Implementing with destroying GlobalDirectoryTree is very straightforward and leads to clear and obvious win, that’s just deleting all the (currently very fat) indexes and replacing them all with 4-byte hash index: index IO pressure reduces 10x. But this makes impossible efficient tree traversals. I cannot public WIP with something “lets delete half of the thing for a while”. This all needs further thinking.

When I have something, it will be discussed in this dedicated thread: https://forum.syncthing.net/t/reducing-v2-db-context-and-footprint-yes-or-no

UPD: or at least it needs parent_id impmentation also right now, also a desired thing, but much more complex too.

1 Like

@gyver @bxff would you mind sharing the output of sqlite3_analyzer for the largest of your folder DBs?

It is running…

The db file is ~60GB and there’s a 10+GB wal. Not sure how long it will take, the process is reading at 2-3 MB/s, writing in the tens of KiB/s and seems mostly waiting for IO.

Syncthing is itself constantly reading and writing at the moment (in the Preparing to Sync phase on the same folder).

Note : I’ve reacted to Files are locally modified when logs says they are unchanged because my receive-only folders seem affected too (it could be part of the problem if Syncthing wastes time trying to sync already identical files).

Here is the result of the analysis. The analysis lasted about 4 hours.

folder-analysis.txt (56.0 KB)

1 Like

I’ve stopped using Syncthing for the past few weeks, and my folder size isn’t particularly large either. So I’m doubtful this would be helpful.

The files table is pretty huge compared to the blocks. How deep is the folder structure?

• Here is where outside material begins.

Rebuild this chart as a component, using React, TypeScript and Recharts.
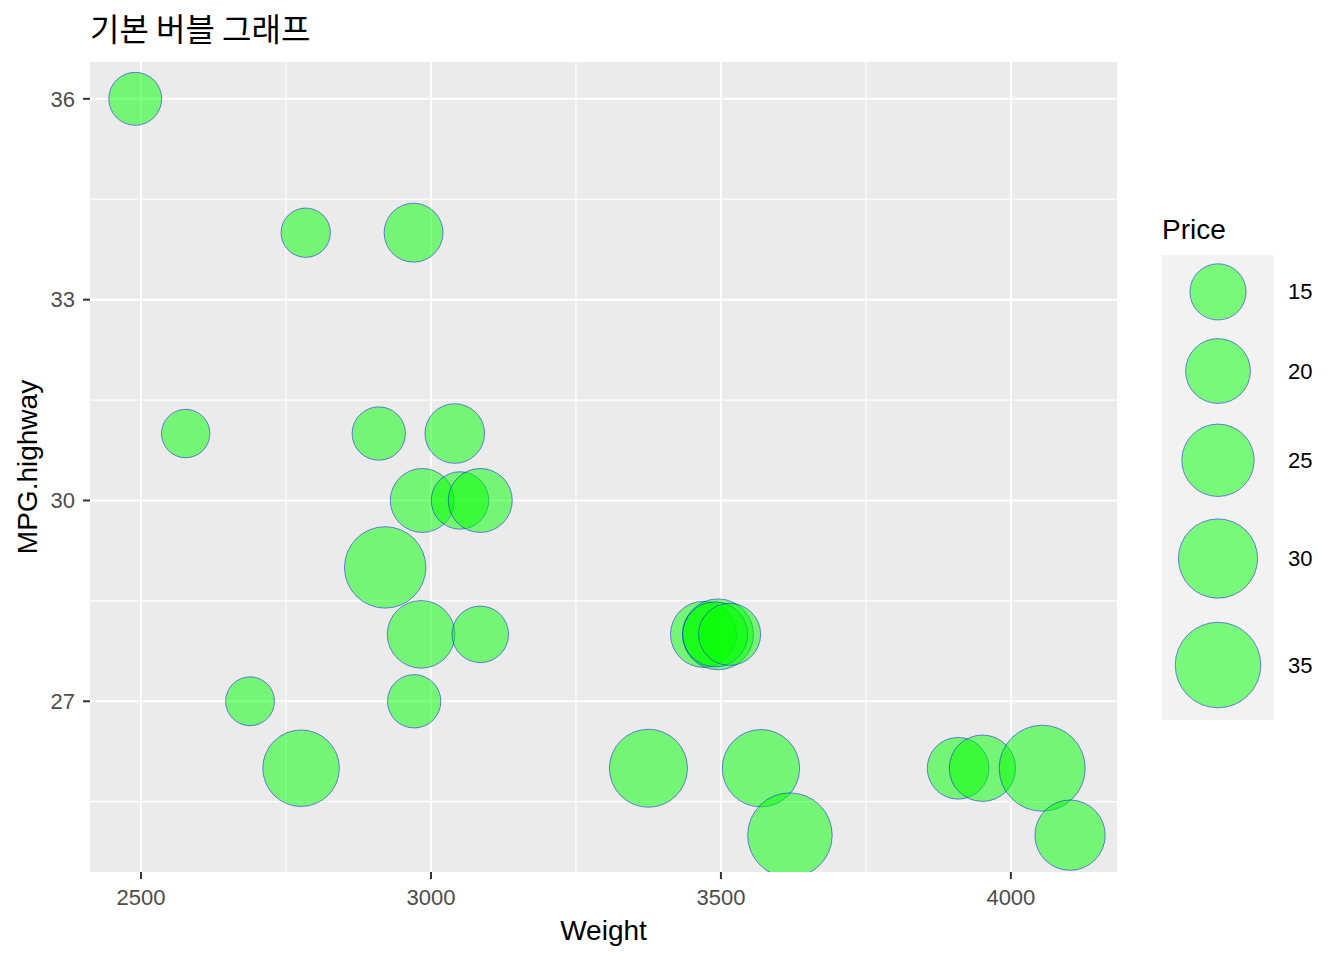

I don’t have hard numbers as the content is very diverse and not under my control but as I wrote in the topic there are 2.5 million directories. From a quick look I’d say at least 6 levels deep seems common. It could probably go up to around 10 levels as some contents are stored in multi-level trees to avoid too many files per directories and these subtrees are themselves somewhat deep in the main tree.